▶ TASK STATEMENT: Exactly repeat the material, dropping only the pictures.

▶ DATASET CONTENT:
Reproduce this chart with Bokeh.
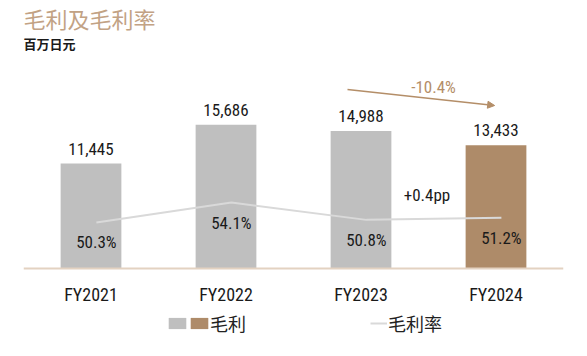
from bokeh.plotting import figure
from bokeh.models import (ColumnDataSource, FactorRange, Range1d, Label, Legend, LegendItem,
                          Arrow, NormalHead, Span)
from bokeh.transform import dodge
from bokeh.core.properties import value
from bokeh.embed import file_html
from bokeh.resources import INLINE

# ---- data ----
categories = ["FY2021", "FY2022", "FY2023", "FY2024"]
gross_profit = [11445, 15686, 14988, 13433]          # 百万日元
gross_margin = [50.3, 54.1, 50.8, 51.2]               # %
profit_labels = ["11,445", "15,686", "14,988", "13,433"]
margin_labels = ["50.3%", "54.1%", "50.8%", "51.2%"]
change_label = "-10.4%"
margin_change_label = "+0.4pp"

GRAY = "#bfbfbf"
TAN = "#ae8b69"
ACCENT = "#b48e68"
NUM_FONT = "Roboto Condensed"
CJK = "Noto Sans CJK SC"

p = figure(width=580, height=350, output_backend="svg", toolbar_location=None,
           x_range=FactorRange(factors=categories, range_padding=0),
           y_range=Range1d(-8942, 29226), x_axis_location=None, y_axis_location=None,
           min_border_left=23, min_border_right=17, min_border_top=0, min_border_bottom=0,
           outline_line_color=None, background_fill_color="white", border_fill_color="white")
p.extra_y_ranges = {"pct": Range1d(25.965, 92.505)}
p.xgrid.visible = False
p.ygrid.visible = False

src_gray = ColumnDataSource(dict(x=categories[:3], y=gross_profit[:3]))
src_tan = ColumnDataSource(dict(x=categories[3:], y=gross_profit[3:]))
src_line = ColumnDataSource(dict(x=categories, y=gross_margin, lab=margin_labels))
src_all = ColumnDataSource(dict(x=categories, y=gross_profit, lab=profit_labels,
                                base=[0] * len(categories)))

r_gray = p.vbar(x="x", top="y", width=0.45, source=src_gray, fill_color=GRAY, line_color=None)
r_tan = p.vbar(x="x", top="y", width=0.45, source=src_tan, fill_color=TAN, line_color=None)

# baseline (category axis line)
p.add_layout(Span(location=0, dimension="width", line_color="#e3d2c1", line_width=2))

r_line = p.line(x=dodge("x", 0.04, range=p.x_range), y="y", source=src_line,
                y_range_name="pct", line_color="#d9d9d9", line_width=2)

# value labels
p.text(x="x", y="y", text="lab", source=src_all, y_offset=-15,
       text_align="center", text_baseline="middle", text_font=value(NUM_FONT),
       text_font_size="17px", text_color="#1a1a1a")
p.text(x=dodge("x", 0.04, range=p.x_range), y="y", text="lab", source=src_line,
       y_range_name="pct", y_offset=20, text_align="center", text_baseline="middle",
       text_font=value(NUM_FONT), text_font_size="17px", text_color="#1a1a1a")

# category labels under the baseline
p.text(x="x", y="base", text="x", source=src_all, y_offset=26,
       text_align="center", text_baseline="middle", text_font=value(NUM_FONT),
       text_font_size="18px", text_color="#1a1a1a")

# annotations
p.add_layout(Arrow(end=NormalHead(size=7, fill_color=ACCENT, line_color=ACCENT),
                   x_start=2.4, y_start=19520, x_end=3.49, y_end=17775,
                   line_color=ACCENT, line_width=1.5))
p.add_layout(Label(x=3.037, y=19847, text=change_label, text_align="center",
                   text_baseline="middle", text_font=NUM_FONT, text_font_size="17px",
                   text_color=ACCENT))
p.add_layout(Label(x=2.989, y=8000, text=margin_change_label, text_align="center",
                   text_baseline="middle", text_font=NUM_FONT, text_font_size="17px",
                   text_color="#1a1a1a"))
p.add_layout(Label(x=0, y=27372, text="毛利及毛利率", text_align="left",
                   text_baseline="middle", text_font=CJK, text_font_size="22px",
                   text_color="#c2a284"))
p.add_layout(Label(x=0, y=24537, text="百万日元", text_align="left",
                   text_baseline="middle", text_font=CJK, text_font_size="13px",
                   text_font_style="bold", text_color="#1a1a1a"))

# legends
common = dict(orientation="horizontal", padding=0, margin=0, border_line_color=None,
              background_fill_alpha=0, label_width=0, label_height=20,
              label_text_font=CJK, label_text_font_size="18px",
              label_text_color="#222222")
leg1 = Legend(items=[LegendItem(label="", renderers=[r_gray]),
                     LegendItem(label="毛利", renderers=[r_tan])],
              location=(143, 14), glyph_width=22, glyph_height=14,
              label_standoff=0, spacing=0, **common)
leg2 = Legend(items=[LegendItem(label="毛利率", renderers=[r_line])],
              location=(347, 14), glyph_width=17, glyph_height=14,
              label_standoff=1, spacing=0, **common)
p.add_layout(leg1)
p.add_layout(leg2)

open("out.html", "w").write(file_html(p, INLINE))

▶ FINISHED TASK:
Reproduce this chart with Bokeh.
from bokeh.plotting import figure
from bokeh.models import (ColumnDataSource, FactorRange, Range1d, Label, Legend, LegendItem,
                          Arrow, NormalHead, Span)
from bokeh.transform import dodge
from bokeh.core.properties import value
from bokeh.embed import file_html
from bokeh.resources import INLINE

# ---- data ----
categories = ["FY2021", "FY2022", "FY2023", "FY2024"]
gross_profit = [11445, 15686, 14988, 13433]          # 百万日元
gross_margin = [50.3, 54.1, 50.8, 51.2]               # %
profit_labels = ["11,445", "15,686", "14,988", "13,433"]
margin_labels = ["50.3%", "54.1%", "50.8%", "51.2%"]
change_label = "-10.4%"
margin_change_label = "+0.4pp"

GRAY = "#bfbfbf"
TAN = "#ae8b69"
ACCENT = "#b48e68"
NUM_FONT = "Roboto Condensed"
CJK = "Noto Sans CJK SC"

p = figure(width=580, height=350, output_backend="svg", toolbar_location=None,
           x_range=FactorRange(factors=categories, range_padding=0),
           y_range=Range1d(-8942, 29226), x_axis_location=None, y_axis_location=None,
           min_border_left=23, min_border_right=17, min_border_top=0, min_border_bottom=0,
           outline_line_color=None, background_fill_color="white", border_fill_color="white")
p.extra_y_ranges = {"pct": Range1d(25.965, 92.505)}
p.xgrid.visible = False
p.ygrid.visible = False

src_gray = ColumnDataSource(dict(x=categories[:3], y=gross_profit[:3]))
src_tan = ColumnDataSource(dict(x=categories[3:], y=gross_profit[3:]))
src_line = ColumnDataSource(dict(x=categories, y=gross_margin, lab=margin_labels))
src_all = ColumnDataSource(dict(x=categories, y=gross_profit, lab=profit_labels,
                                base=[0] * len(categories)))

r_gray = p.vbar(x="x", top="y", width=0.45, source=src_gray, fill_color=GRAY, line_color=None)
r_tan = p.vbar(x="x", top="y", width=0.45, source=src_tan, fill_color=TAN, line_color=None)

# baseline (category axis line)
p.add_layout(Span(location=0, dimension="width", line_color="#e3d2c1", line_width=2))

r_line = p.line(x=dodge("x", 0.04, range=p.x_range), y="y", source=src_line,
                y_range_name="pct", line_color="#d9d9d9", line_width=2)

# value labels
p.text(x="x", y="y", text="lab", source=src_all, y_offset=-15,
       text_align="center", text_baseline="middle", text_font=value(NUM_FONT),
       text_font_size="17px", text_color="#1a1a1a")
p.text(x=dodge("x", 0.04, range=p.x_range), y="y", text="lab", source=src_line,
       y_range_name="pct", y_offset=20, text_align="center", text_baseline="middle",
       text_font=value(NUM_FONT), text_font_size="17px", text_color="#1a1a1a")

# category labels under the baseline
p.text(x="x", y="base", text="x", source=src_all, y_offset=26,
       text_align="center", text_baseline="middle", text_font=value(NUM_FONT),
       text_font_size="18px", text_color="#1a1a1a")

# annotations
p.add_layout(Arrow(end=NormalHead(size=7, fill_color=ACCENT, line_color=ACCENT),
                   x_start=2.4, y_start=19520, x_end=3.49, y_end=17775,
                   line_color=ACCENT, line_width=1.5))
p.add_layout(Label(x=3.037, y=19847, text=change_label, text_align="center",
                   text_baseline="middle", text_font=NUM_FONT, text_font_size="17px",
                   text_color=ACCENT))
p.add_layout(Label(x=2.989, y=8000, text=margin_change_label, text_align="center",
                   text_baseline="middle", text_font=NUM_FONT, text_font_size="17px",
                   text_color="#1a1a1a"))
p.add_layout(Label(x=0, y=27372, text="毛利及毛利率", text_align="left",
                   text_baseline="middle", text_font=CJK, text_font_size="22px",
                   text_color="#c2a284"))
p.add_layout(Label(x=0, y=24537, text="百万日元", text_align="left",
                   text_baseline="middle", text_font=CJK, text_font_size="13px",
                   text_font_style="bold", text_color="#1a1a1a"))

# legends
common = dict(orientation="horizontal", padding=0, margin=0, border_line_color=None,
              background_fill_alpha=0, label_width=0, label_height=20,
              label_text_font=CJK, label_text_font_size="18px",
              label_text_color="#222222")
leg1 = Legend(items=[LegendItem(label="", renderers=[r_gray]),
                     LegendItem(label="毛利", renderers=[r_tan])],
              location=(143, 14), glyph_width=22, glyph_height=14,
              label_standoff=0, spacing=0, **common)
leg2 = Legend(items=[LegendItem(label="毛利率", renderers=[r_line])],
              location=(347, 14), glyph_width=17, glyph_height=14,
              label_standoff=1, spacing=0, **common)
p.add_layout(leg1)
p.add_layout(leg2)

open("out.html", "w").write(file_html(p, INLINE))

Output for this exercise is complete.